----- Material provided

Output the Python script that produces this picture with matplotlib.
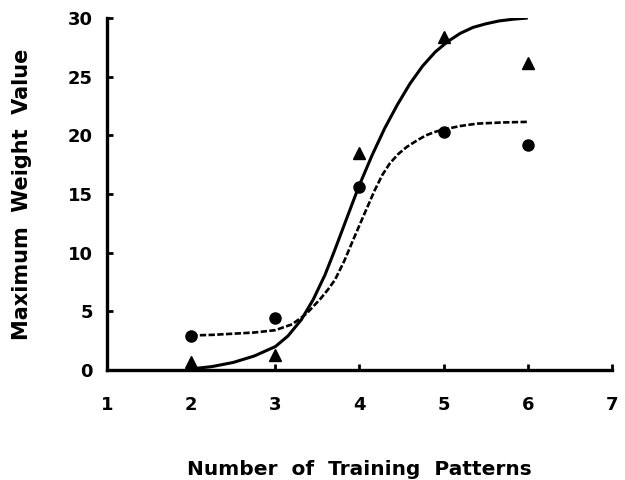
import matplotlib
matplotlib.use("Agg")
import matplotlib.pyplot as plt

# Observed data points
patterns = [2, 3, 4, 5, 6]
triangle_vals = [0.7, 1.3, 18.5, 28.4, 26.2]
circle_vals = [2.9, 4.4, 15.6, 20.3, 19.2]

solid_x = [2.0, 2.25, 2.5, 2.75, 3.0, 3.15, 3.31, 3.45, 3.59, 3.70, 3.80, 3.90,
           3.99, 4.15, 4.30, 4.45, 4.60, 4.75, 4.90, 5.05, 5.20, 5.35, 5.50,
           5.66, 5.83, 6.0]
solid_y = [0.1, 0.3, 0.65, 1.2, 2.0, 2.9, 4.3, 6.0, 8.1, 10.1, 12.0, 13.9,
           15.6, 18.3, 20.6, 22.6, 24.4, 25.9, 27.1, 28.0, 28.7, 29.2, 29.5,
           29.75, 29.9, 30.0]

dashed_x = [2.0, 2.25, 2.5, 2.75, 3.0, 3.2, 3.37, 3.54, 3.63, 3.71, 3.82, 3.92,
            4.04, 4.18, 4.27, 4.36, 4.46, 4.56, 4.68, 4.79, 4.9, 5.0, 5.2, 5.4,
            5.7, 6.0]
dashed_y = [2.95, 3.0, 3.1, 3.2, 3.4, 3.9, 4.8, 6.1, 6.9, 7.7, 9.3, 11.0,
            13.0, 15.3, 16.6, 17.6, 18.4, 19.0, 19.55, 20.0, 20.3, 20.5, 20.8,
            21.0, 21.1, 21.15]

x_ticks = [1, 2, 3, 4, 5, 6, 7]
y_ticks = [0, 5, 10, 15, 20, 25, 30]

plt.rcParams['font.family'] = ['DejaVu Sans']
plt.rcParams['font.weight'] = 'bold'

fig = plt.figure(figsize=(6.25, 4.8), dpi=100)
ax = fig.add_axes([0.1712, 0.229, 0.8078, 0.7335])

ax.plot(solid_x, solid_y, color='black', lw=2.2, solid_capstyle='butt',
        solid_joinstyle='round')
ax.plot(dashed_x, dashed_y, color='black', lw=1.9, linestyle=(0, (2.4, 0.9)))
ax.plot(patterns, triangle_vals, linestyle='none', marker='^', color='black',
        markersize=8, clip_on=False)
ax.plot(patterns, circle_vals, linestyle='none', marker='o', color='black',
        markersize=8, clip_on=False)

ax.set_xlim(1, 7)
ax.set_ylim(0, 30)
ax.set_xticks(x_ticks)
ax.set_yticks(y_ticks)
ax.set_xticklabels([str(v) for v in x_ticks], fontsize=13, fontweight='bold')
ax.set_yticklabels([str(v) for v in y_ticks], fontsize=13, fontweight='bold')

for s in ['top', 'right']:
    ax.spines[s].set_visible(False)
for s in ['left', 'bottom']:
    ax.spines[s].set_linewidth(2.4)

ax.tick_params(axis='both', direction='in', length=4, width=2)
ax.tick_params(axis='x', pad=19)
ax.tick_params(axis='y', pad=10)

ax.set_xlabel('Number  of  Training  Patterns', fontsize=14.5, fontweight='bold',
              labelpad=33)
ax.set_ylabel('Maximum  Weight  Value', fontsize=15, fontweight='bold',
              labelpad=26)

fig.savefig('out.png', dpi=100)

----------

- _Task_
Only the lines from the top of the data through the line with "circle_vals = [2.9, 4.4, 15.6, 20.3, 19.2]" should be quoted, exactly and with both ends kept; skip the pictures.

- _Answer to this problem_
Output the Python script that produces this picture with matplotlib.
import matplotlib
matplotlib.use("Agg")
import matplotlib.pyplot as plt

# Observed data points
patterns = [2, 3, 4, 5, 6]
triangle_vals = [0.7, 1.3, 18.5, 28.4, 26.2]
circle_vals = [2.9, 4.4, 15.6, 20.3, 19.2]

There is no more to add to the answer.